'This Is Us' Is On After The Super Bowl, So Non-Sports Fans Have A New Reason To Watch
It's the divisional rounds of the NFL playoffs this coming weekend, with eight teams competing to try and get to this year's Super Bowl Sunday, held on Sunday, Feb. 4 on NBC. On the NFC side, it's Atlanta vs. Philly and Tennessee vs. New England. On the AFC side, it's New Orleans vs. Minnesota and Jacksonville vs. Pittsburgh. But what if you don't care for sportsball? Why you should tune in, other than a few lame commercials you can watch on YouTube, anyway? If you're into weepfests, you're in luck, because NBC is airing This Is Us after the Super Bowl this year. After the game, everyone can have a good cry.
There are a lot of reasons NBC is putting This Is Us after the game, and it's not just so that the sports fans of the losing team can have a cathartic experience. The show is NBC's biggest hit since in year, and their biggest serialized drama to gain any sort of critical respect since Parenthood went off the air in 2015. (Sorry, Chicago Fire.)
With all eyes already on the channel at Super Bowl parties everywhere, sticking This Is Us after the game guarantees that folks who have heard the fuss and are too lazy to change the channel anyway might stick around and get hooked on the Emmy and Golden Globe-nominated soap.
But that's not the only reason. The show is also thematically appropriate to air after the Super Bowl because the Pearson clan is a football loving family. Jack was a hardcore Steelers fan. (The show is set in Pittsburgh.) Kevin was a high school starting quarterback. Kate watches Steelers games with her dad's urn on the regular.
Football is a major part of the flashback potions of the show. (I've christened those parts This Was Us.) With the series knowing since before Season 2 started filming that they were going to get the post-Super Bowl slot this February, we can assume that the episode that falls here will reference at least one of the years the Steelers went to the big game — maybe even one where Jack was still alive to see it.
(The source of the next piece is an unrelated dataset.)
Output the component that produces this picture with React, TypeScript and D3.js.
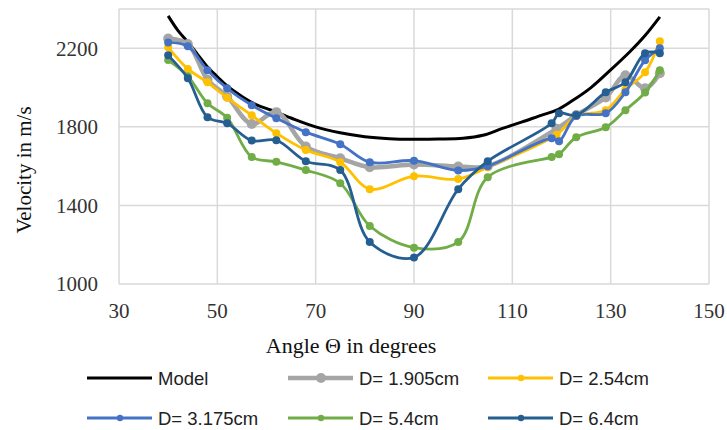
import React from "react";
import * as d3 from "d3";

// model curve
const modelAngles = [40, 42, 44, 46, 48, 50, 52, 55, 58, 61, 65, 70, 75, 80, 85, 90, 95, 100, 104, 108, 112, 116, 119, 122, 126, 130, 134, 137, 140];
const modelVelocity = [2365, 2290, 2232, 2168, 2105, 2055, 2008, 1955, 1912, 1885, 1845, 1800, 1770, 1750, 1740, 1737, 1738, 1742, 1757, 1792, 1825, 1860, 1885, 1930, 2000, 2090, 2185, 2265, 2360];

// measured angles
const anglesA = [40, 44, 48, 52, 57, 62, 68, 75, 81, 90, 99, 105, 119, 123, 129, 133, 137, 140];
const anglesB = [40, 44, 48, 52, 57, 62, 68, 75, 81, 90, 99, 105, 118, 119.5, 123, 129, 133, 137, 140];

const d1905 = [2250, 2222, 2040, 1955, 1815, 1875, 1700, 1640, 1595, 1608, 1598, 1600, 1790, 1860, 1950, 2063, 1996, 2073];
const d254 = [2205, 2095, 2027, 1948, 1859, 1768, 1682, 1620, 1483, 1549, 1534, 1595, 1760, 1855, 1885, 1990, 2078, 2236];
const d3175 = [2230, 2210, 2088, 1996, 1910, 1844, 1773, 1712, 1620, 1628, 1578, 1600, 1742, 1727, 1855, 1869, 1976, 2139, 2200];
const d54 = [2140, 2058, 1920, 1846, 1646, 1622, 1580, 1513, 1295, 1185, 1214, 1544, 1646, 1661, 1747, 1798, 1885, 1975, 2088];
const d64 = [2164, 2047, 1849, 1818, 1730, 1732, 1625, 1580, 1214, 1135, 1483, 1625, 1818, 1869, 1860, 1976, 2027, 2175, 2175];

const xTicks = [30, 50, 70, 90, 110, 130, 150];
const yTicks = [1000, 1400, 1800, 2200];

interface Series {
  name: string;
  angles: number[];
  values: number[];
  color: string;
  lineWidth: number;
  r: number;
}

const series: Series[] = [
  { name: "D= 1.905cm", angles: anglesA, values: d1905, color: "#a5a5a5", lineWidth: 4.5, r: 5 },
  { name: "D= 2.54cm", angles: anglesA, values: d254, color: "#ffc000", lineWidth: 2.8, r: 4 },
  { name: "D= 3.175cm", angles: anglesB, values: d3175, color: "#4472c4", lineWidth: 2.8, r: 4 },
  { name: "D= 5.4cm", angles: anglesB, values: d54, color: "#70ad47", lineWidth: 2.8, r: 4 },
  { name: "D= 6.4cm", angles: anglesB, values: d64, color: "#255e91", lineWidth: 2.8, r: 4 },
];

const W = 727;
const H = 430;
const serif = "'Liberation Serif', 'Times New Roman', serif";
const sans = "'Liberation Sans', Arial, sans-serif";

export default function App() {
  const x = d3.scaleLinear().domain([30, 150]).range([119, 709]);
  const y = d3.scaleLinear().domain([1000, 2400]).range([284, 9]);

  const line = d3
    .line<[number, number]>()
    .x((d) => x(d[0]))
    .y((d) => y(d[1]))
    .curve(d3.curveCatmullRom.alpha(0.5));

  const modelPts = modelAngles.map((a, i) => [a, modelVelocity[i]] as [number, number]);

  // legend slots: line start x, row
  const legendItems = [
    { name: "Model", color: "#000", lw: 3, r: 0, lx: 87, row: 0 },
    { name: series[0].name, color: series[0].color, lw: 4.5, r: 5, lx: 288, row: 0 },
    { name: series[1].name, color: series[1].color, lw: 2.8, r: 3.2, lx: 488, row: 0 },
    { name: series[2].name, color: series[2].color, lw: 2.8, r: 3.2, lx: 87, row: 1 },
    { name: series[3].name, color: series[3].color, lw: 2.8, r: 3.2, lx: 288, row: 1 },
    { name: series[4].name, color: series[4].color, lw: 2.8, r: 3.2, lx: 488, row: 1 },
  ];

  return (
    <svg
      width={W}
      height={H}
      style={{ position: "absolute", left: 0, top: 0, background: "#fff" }}
    >
      {/* grid */}
      {xTicks.map((t) => (
        <line key={`gx${t}`} x1={x(t)} x2={x(t)} y1={y(2400)} y2={y(1000)} stroke="#d9d9d9" strokeWidth={1.5} />
      ))}
      {[1000, 1400, 1800, 2200, 2400].map((t) => (
        <line key={`gy${t}`} x1={x(30)} x2={x(150)} y1={y(t)} y2={y(t)} stroke="#d9d9d9" strokeWidth={1.5} />
      ))}

      {/* tick labels */}
      {yTicks.map((t) => (
        <text key={`yt${t}`} x={98} y={y(t)} dy="0.35em" textAnchor="end" fontFamily={serif} fontSize={21} fill="#333">
          {t}
        </text>
      ))}
      {xTicks.map((t) => (
        <text key={`xt${t}`} x={x(t)} y={318} textAnchor="middle" fontFamily={serif} fontSize={21} fill="#333">
          {t}
        </text>
      ))}

      {/* axis titles */}
      <text
        transform="translate(31,170) rotate(-90)"
        textAnchor="middle"
        fontFamily={serif}
        fontSize={21}
        fill="#111"
      >
        Velocity in m/s
      </text>
      <text x={351} y={353} textAnchor="middle" fontFamily={serif} fontSize={22} fill="#111">
        Angle Θ in degrees
      </text>

      {/* model */}
      <path d={line(modelPts) ?? ""} fill="none" stroke="#000" strokeWidth={3} />

      {/* measured series */}
      {series.map((s) => {
        const pts = s.angles.map((a, i) => [a, s.values[i]] as [number, number]);
        return (
          <g key={s.name}>
            <path d={line(pts) ?? ""} fill="none" stroke={s.color} strokeWidth={s.lineWidth} strokeLinejoin="round" />
            {pts.map((p, i) => (
              <circle key={i} cx={x(p[0])} cy={y(p[1])} r={s.r} fill={s.color} />
            ))}
          </g>
        );
      })}

      {/* legend */}
      {legendItems.map((it) => {
        const cy = it.row === 0 ? 378 : 418;
        return (
          <g key={it.name}>
            <line x1={it.lx} x2={it.lx + 65} y1={cy} y2={cy} stroke={it.color} strokeWidth={it.lw} />
            {it.r > 0 && <circle cx={it.lx + 33} cy={cy} r={it.r} fill={it.color} />}
            <text x={it.lx + 71} y={cy} dy="0.36em" fontFamily={sans} fontSize={18.5} fill="#222">
              {it.name}
            </text>
          </g>
        );
      })}
    </svg>
  );
}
The show has already made quite a bit of the Steelers back-to-back year wins of 1979 and 1980, before the triplets were born. But considering where we are in the flashback memory universe, which has focused on the teenage kid years just before their father died, the show could instead do 1996, when the Steelers went to the game but lost.
Whatever the show chooses to focus on, it won't be a standalone episode. The idea is to draw those who check it out in to binge watch the earlier episodes and tune in going forward. So, though we should expect an episode accessible enough for someone who doesn't know the story, the production has promised that this episode will still further the continuing plots.
(And hey, if the Pittsburgh Steelers actually magically go to the Super Bowl this year, that's just massive bonus points.)
But for fans of the show, a new episode isn't all we're getting. After the Super Bowl and the new This Is Us episode is over, NBC has promised they'll keep the party going.
It was announced at the TCAs this week that a special episode of The Tonight Show Starring Jimmy Fallon will air after This Is Us. Fallon's guest list features guest appearances by The Rock, halftime show star Justin Timberlake, as well as the entire This Is Us main cast.
Dwayne Johnson, Justin Timberlake, and stars of This Is Us are set to appear on the special post-Super Bowl episode of NBC’s The Tonight Show Starring Jimmy Fallon. The Tonight Show will originate from Minneapolis’ Orpheum Theatre ... The core This Is Us ensemble of Sterling K. Brown, Mandy Moore, Milo Ventimiglia, Chrissy Metz, and Justin Hartley will guest.
Super Bowl LII airs on Feb. 4, 2018 starting at 6:30 p.m. ET. This Is Us will directly follow at approximately 10:15 p.m. ET with The Tonight Show Starring Jimmy Fallon following that at 11:15 p.m. ET.